Given task: Print exactly the lines from the first one down to the line that contains "tr_width = [99.74, 98.86, 98.82, 98.47, 97.89, 97.35, 96.81]", both included, and skip the pictures.

Information supplied start

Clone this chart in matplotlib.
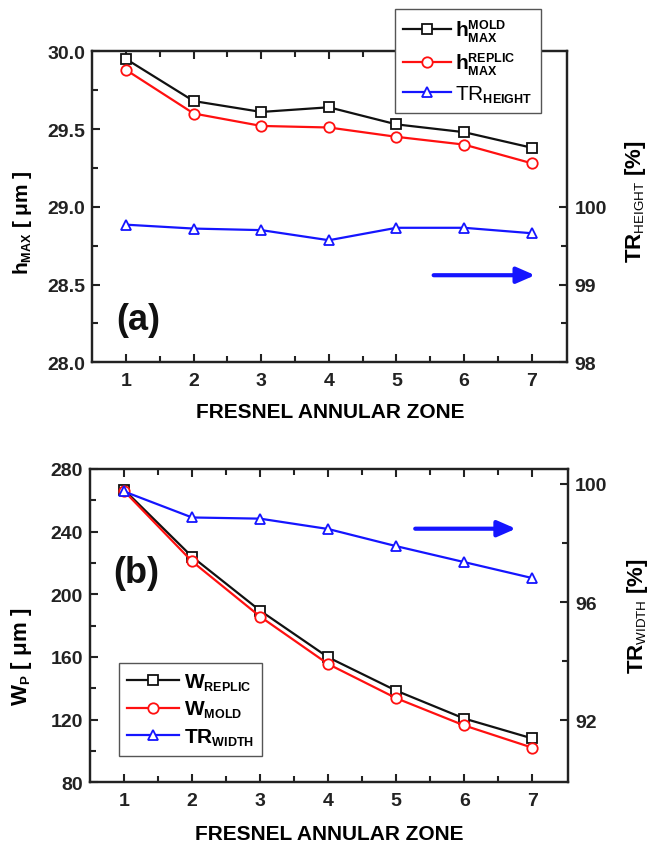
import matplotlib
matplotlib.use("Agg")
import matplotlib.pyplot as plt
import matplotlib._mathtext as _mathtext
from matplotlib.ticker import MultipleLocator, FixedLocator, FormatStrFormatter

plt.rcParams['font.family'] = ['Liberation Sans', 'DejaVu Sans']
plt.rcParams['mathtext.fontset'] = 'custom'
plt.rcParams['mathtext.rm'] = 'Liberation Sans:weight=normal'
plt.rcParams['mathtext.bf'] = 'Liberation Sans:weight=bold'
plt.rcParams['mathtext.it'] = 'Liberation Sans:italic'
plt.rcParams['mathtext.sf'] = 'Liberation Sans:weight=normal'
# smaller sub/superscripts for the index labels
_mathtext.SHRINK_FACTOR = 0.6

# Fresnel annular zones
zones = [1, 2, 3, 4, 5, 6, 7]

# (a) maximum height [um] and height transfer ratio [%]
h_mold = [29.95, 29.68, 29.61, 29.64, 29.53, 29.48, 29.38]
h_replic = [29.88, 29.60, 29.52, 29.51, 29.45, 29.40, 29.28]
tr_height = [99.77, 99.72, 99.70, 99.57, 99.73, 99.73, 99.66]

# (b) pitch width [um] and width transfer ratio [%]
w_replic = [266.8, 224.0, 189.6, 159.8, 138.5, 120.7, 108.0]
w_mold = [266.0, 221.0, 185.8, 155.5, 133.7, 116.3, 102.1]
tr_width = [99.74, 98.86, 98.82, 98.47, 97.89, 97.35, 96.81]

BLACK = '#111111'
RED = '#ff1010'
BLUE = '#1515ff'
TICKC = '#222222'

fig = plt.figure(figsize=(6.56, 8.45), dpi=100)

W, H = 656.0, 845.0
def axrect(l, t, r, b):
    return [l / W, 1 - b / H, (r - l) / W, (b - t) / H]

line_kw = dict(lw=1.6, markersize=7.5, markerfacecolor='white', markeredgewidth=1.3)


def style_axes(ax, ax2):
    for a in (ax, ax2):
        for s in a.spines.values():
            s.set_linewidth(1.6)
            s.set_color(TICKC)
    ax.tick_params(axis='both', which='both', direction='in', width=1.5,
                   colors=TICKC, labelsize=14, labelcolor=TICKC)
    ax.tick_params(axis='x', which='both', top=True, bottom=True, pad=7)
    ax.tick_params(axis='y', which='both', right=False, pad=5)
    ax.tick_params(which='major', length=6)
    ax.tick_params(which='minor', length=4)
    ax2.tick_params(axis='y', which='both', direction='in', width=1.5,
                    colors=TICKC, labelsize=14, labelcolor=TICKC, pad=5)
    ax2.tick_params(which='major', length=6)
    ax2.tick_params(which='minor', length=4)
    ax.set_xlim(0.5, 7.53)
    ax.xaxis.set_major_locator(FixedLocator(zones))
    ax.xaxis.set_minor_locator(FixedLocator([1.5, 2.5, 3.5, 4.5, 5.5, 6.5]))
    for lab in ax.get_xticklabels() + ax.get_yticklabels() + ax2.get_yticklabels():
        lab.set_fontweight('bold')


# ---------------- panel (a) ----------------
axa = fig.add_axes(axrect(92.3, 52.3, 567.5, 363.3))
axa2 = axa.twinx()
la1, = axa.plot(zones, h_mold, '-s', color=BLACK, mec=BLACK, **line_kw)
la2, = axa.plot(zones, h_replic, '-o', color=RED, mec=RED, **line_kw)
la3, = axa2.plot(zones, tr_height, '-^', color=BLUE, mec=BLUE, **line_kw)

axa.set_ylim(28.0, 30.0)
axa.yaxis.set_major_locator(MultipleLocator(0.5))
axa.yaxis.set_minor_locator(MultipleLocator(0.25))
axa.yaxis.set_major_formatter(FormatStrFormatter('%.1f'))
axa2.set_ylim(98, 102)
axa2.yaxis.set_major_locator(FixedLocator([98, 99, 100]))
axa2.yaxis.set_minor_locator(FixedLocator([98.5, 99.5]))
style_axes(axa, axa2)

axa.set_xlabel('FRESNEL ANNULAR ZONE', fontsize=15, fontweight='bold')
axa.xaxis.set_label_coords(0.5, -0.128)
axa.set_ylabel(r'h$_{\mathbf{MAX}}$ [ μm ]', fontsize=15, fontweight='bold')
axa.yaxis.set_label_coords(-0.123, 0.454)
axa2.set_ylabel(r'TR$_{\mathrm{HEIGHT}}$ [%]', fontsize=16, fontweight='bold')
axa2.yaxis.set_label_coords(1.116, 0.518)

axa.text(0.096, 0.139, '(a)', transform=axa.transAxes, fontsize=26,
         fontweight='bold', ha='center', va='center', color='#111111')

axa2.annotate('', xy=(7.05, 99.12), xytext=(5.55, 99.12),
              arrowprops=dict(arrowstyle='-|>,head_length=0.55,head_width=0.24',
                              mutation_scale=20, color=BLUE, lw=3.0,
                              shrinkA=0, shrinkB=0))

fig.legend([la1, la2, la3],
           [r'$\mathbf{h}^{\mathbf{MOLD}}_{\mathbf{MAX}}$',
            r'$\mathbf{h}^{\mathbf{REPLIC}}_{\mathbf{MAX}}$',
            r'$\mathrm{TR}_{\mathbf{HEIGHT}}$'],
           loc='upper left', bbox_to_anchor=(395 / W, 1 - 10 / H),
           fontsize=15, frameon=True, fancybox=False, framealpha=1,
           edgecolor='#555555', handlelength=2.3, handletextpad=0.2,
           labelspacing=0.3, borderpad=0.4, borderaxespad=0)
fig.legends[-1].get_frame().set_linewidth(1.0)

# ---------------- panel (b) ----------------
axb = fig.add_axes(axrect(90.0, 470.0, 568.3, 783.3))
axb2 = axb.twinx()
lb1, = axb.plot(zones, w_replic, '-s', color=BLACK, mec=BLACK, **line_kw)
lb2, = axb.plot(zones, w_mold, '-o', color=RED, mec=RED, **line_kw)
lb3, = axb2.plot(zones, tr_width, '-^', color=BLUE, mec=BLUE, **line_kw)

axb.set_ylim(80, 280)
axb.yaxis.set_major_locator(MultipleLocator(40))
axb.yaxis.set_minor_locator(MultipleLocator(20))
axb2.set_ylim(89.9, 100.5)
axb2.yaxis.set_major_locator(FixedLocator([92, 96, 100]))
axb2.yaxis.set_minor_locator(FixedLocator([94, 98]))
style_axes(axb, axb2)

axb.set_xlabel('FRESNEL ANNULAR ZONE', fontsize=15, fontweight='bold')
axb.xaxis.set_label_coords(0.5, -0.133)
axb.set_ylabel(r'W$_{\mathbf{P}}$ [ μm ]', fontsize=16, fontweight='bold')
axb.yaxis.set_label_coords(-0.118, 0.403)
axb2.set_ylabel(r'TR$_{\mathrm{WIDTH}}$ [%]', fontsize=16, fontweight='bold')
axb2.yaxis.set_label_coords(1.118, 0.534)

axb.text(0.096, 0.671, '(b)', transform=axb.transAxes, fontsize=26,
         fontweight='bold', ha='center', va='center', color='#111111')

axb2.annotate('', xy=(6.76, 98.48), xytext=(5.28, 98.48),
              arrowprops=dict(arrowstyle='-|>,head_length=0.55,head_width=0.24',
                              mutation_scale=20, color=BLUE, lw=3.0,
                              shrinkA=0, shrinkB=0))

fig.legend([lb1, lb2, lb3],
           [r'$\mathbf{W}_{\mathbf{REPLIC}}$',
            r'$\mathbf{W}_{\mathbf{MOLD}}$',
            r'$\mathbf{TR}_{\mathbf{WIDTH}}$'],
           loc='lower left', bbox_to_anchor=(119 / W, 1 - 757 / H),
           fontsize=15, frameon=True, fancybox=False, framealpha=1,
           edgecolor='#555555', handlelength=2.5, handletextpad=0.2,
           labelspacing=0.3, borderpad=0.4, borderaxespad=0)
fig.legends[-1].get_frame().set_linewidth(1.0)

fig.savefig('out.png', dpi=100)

Information supplied end

Full response:
Clone this chart in matplotlib.
import matplotlib
matplotlib.use("Agg")
import matplotlib.pyplot as plt
import matplotlib._mathtext as _mathtext
from matplotlib.ticker import MultipleLocator, FixedLocator, FormatStrFormatter

plt.rcParams['font.family'] = ['Liberation Sans', 'DejaVu Sans']
plt.rcParams['mathtext.fontset'] = 'custom'
plt.rcParams['mathtext.rm'] = 'Liberation Sans:weight=normal'
plt.rcParams['mathtext.bf'] = 'Liberation Sans:weight=bold'
plt.rcParams['mathtext.it'] = 'Liberation Sans:italic'
plt.rcParams['mathtext.sf'] = 'Liberation Sans:weight=normal'
# smaller sub/superscripts for the index labels
_mathtext.SHRINK_FACTOR = 0.6

# Fresnel annular zones
zones = [1, 2, 3, 4, 5, 6, 7]

# (a) maximum height [um] and height transfer ratio [%]
h_mold = [29.95, 29.68, 29.61, 29.64, 29.53, 29.48, 29.38]
h_replic = [29.88, 29.60, 29.52, 29.51, 29.45, 29.40, 29.28]
tr_height = [99.77, 99.72, 99.70, 99.57, 99.73, 99.73, 99.66]

# (b) pitch width [um] and width transfer ratio [%]
w_replic = [266.8, 224.0, 189.6, 159.8, 138.5, 120.7, 108.0]
w_mold = [266.0, 221.0, 185.8, 155.5, 133.7, 116.3, 102.1]
tr_width = [99.74, 98.86, 98.82, 98.47, 97.89, 97.35, 96.81]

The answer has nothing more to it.